Planeamos, organizamos, pensamos, decidimos, e depois, bruscamente, o imprevisto, e tudo muda.


Tomo para este texto o título de Paul Auster, mas não para escrever (pelo menos diretamente) sobre aquele que dizem ser o principal tema do seu livro: a liberdade. Não é dela que me ocuparei, até porque são tantos os significados possíveis para tal significante que mil textos não chegariam. E, além disso, acho-me a cada dia mais ignorante acerca do sentido de monólogo que, hoje, muitos parecem querer emprestar-lhe; eu só a entendo como diálogo.

É sobre o acaso que escrevo. E não é por acaso que é agora. É agora, quando faz um ano (mais ou menos) que o inesperado entrou nas nossas vidas e que – dizem – virou tudo de pernas para o ar. Há um ano – perguntam, ainda que retoricamente –, alguém imaginava que agora estaríamos assim? As voltas que a vida dá – também se diz. Um dia, um mar de caminhos, no outro, zás, a lâmina afiada do acaso. Planeamos, organizamos, pensamos, decidimos, e depois, bruscamente, o imprevisto, e tudo muda. Donde – dizem – tudo é precário, tudo é incerto, e não valerá realmente a pena planear, organizar, pensar, decidir. Deixemo-nos, portanto, ir – dizem.

Tendo a discordar. Não que discorde da existência do acaso, que é uma evidência (exceto para os que acham que nada é por acaso, o que não é o meu caso). E também não discordo do acaso ele mesmo (e como poderia?), embora me arrelie com ele frequentemente, mas não me gasto a discordar com o inevitável, e até lhe reconheço virtudes. Duas, principalmente, e é exatamente por as ter que disse que tendo a discordar. E de quê? Pois bem, por um lado, da afirmação de que a existência do acaso faz com que planear não mereça a pena; e, por outro lado, da ideia de que o acaso muda tudo.

Se, por acaso, o acaso vem, é bom que tenhamos planeado, organizado e pensado. Precisamente por causa dele, porque o esperado, o certo, o previsto não carecem de muito planeamento.
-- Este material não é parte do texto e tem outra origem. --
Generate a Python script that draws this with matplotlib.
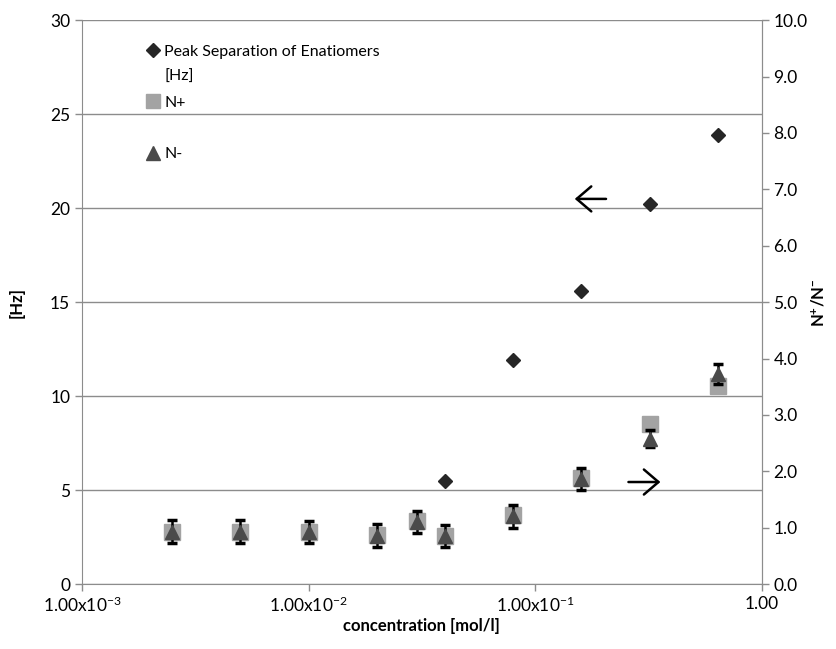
import matplotlib.pyplot as plt
from matplotlib.lines import Line2D

plt.rcParams['font.family'] = ['Lato', 'DejaVu Sans']
plt.rcParams['mathtext.fontset'] = 'custom'
plt.rcParams['mathtext.rm'] = 'Lato'
plt.rcParams['mathtext.bf'] = 'Lato:bold'

# concentrations [mol/l]
conc = [0.0025, 0.005, 0.01, 0.02, 0.03, 0.04, 0.08, 0.16, 0.32, 0.64]
# peak separation [Hz], only measured for the higher concentrations
conc_hz = [0.04, 0.08, 0.16, 0.32, 0.64]
peak_hz = [5.5, 11.9, 15.6, 20.2, 23.9]
# N+ and N- ratios
n_plus = [0.93, 0.93, 0.93, 0.87, 1.12, 0.86, 1.22, 1.88, 2.83, 3.52]
n_minus = [0.93, 0.93, 0.92, 0.86, 1.10, 0.85, 1.20, 1.86, 2.58, 3.72]
n_err = [0.2, 0.2, 0.2, 0.2, 0.19, 0.2, 0.2, 0.2, 0.15, 0.18]

xticks = [1e-3, 1e-2, 1e-1, 1.0]
xticklabels = [r'$\mathregular{1.00x10^{-3}}$', r'$\mathregular{1.00x10^{-2}}$',
               r'$\mathregular{1.00x10^{-1}}$', '1.00']

fig = plt.figure(figsize=(8.37, 6.49), dpi=100)
ax = fig.add_axes([0.098, 0.100, 0.812, 0.869])
ax2 = ax.twinx()

grey = '#8c8c8c'

# left axis: Hz
ax.set_xscale('log')
ax.set_xlim(1e-3, 1.0)
ax.set_ylim(0, 30)
ax.set_yticks([0, 5, 10, 15, 20, 25, 30])
ax.set_xticks(xticks)
ax.set_xticklabels(xticklabels)
ax.minorticks_off()
ax.grid(axis='y', color=grey, lw=1)
ax.set_axisbelow(True)
ax.tick_params(labelsize=12.5, color=grey, length=5, width=1)
ax.spines['top'].set_visible(False)
for s in ['left', 'bottom', 'right']:
    ax.spines[s].set_color(grey)
ax.set_ylabel('[Hz]', fontsize=12, fontweight='bold', labelpad=18)
ax.set_xlabel('concentration [mol/l]', fontsize=12, fontweight='bold', labelpad=2)

# right axis: N+/N-
ax2.set_ylim(0, 10)
ax2.set_yticks([i for i in range(11)])
ax2.set_yticklabels(['%.1f' % i for i in range(11)])
ax2.tick_params(labelsize=12.5, color=grey, length=5, width=1)
for s in ['top', 'left', 'bottom']:
    ax2.spines[s].set_visible(False)
ax2.spines['right'].set_color(grey)
ax2.set_ylabel(r'$\mathbf{N^{+}/N^{-}}$', fontsize=12, labelpad=2)

# data
ax.plot(conc_hz, peak_hz, 'D', color='#262626', ms=7.2, zorder=5, clip_on=False)
ax2.plot(conc, n_plus, 's', color='#a3a3a3', ms=11.5, zorder=3)
ax2.errorbar(conc, n_minus, yerr=n_err, fmt='^', color='#4a4a4a', ms=10,
             ecolor='black', elinewidth=1.8, capsize=3.6, capthick=2.5, zorder=4)

# arrows pointing to the axis each series belongs to
arrow = dict(arrowstyle='->, head_length=0.35, head_width=0.3', color='black',
             lw=1.8, mutation_scale=30, shrinkA=0, shrinkB=0)
ax.annotate('', xy=(0.725, 0.683), xytext=(0.771, 0.683), xycoords='axes fraction',
            arrowprops=arrow)
ax.annotate('', xy=(0.851, 0.181), xytext=(0.804, 0.181), xycoords='axes fraction',
            arrowprops=arrow)

# legend
blank = Line2D([], [], linestyle='none')
handles = [Line2D([], [], marker='D', color='#262626', ms=7, linestyle='none'),
           blank,
           Line2D([], [], marker='s', color='#a3a3a3', ms=10, linestyle='none'),
           blank,
           Line2D([], [], marker='^', color='#4a4a4a', ms=10, linestyle='none')]
labels = ['Peak Separation of Enatiomers', '[Hz]', 'N+', '', 'N-']
ax2.legend(handles, labels, loc='upper left', bbox_to_anchor=(0.095, 0.957),
           frameon=False, fontsize=11.5, labelspacing=0.72, handlelength=0.8,
           handletextpad=0.3, borderpad=0, borderaxespad=0)

fig.savefig('out.png', dpi=100, facecolor='white')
Não precisamos assim tanto de estar preparados para o que se mostra, mas sim para o que se não mostra, para o que se esconde, o que se furta – e nos furta. Como, aliás, hoje se vê bem, um ano depois da emergência estridente do acaso. Quem melhor estava, menos mal fica. Quem menos bem estava, pior fica. É precisamente porque há acaso que vale muito a pena organizar, pensar e decidir. Para não sermos conduzidos por ele, mas para nos conduzirmos nele; e isso faz toda a diferença.

Até porque – e essa é a minha segunda discordância – ele não muda tudo, mesmo quando vira as coisas do avesso. Muda à superfície, mexe, perturba, desafia, destrói; mas não nos muda na essência, “apenas” (e isso é muito) nos confronta, nos expõe, nos desnuda, seja enquanto indivíduos, seja enquanto sociedade. E mostra-nos que antes e durante o acaso somos, essencialmente, os mesmos. O acaso não é a causa das nossas forças ou fraquezas, nem das nossas suficiências ou insuficiências. É apenas – como são todos os testes – a prova delas. O acaso não é a desgraça. Desgraça é não estar à espera da sua inevitabilidade e viver como se, por acaso, fosse possível viver sem o acaso. E desgraça é, também, nada aprender com cada acaso, pois realmente a vida disso é feita, e nós nela.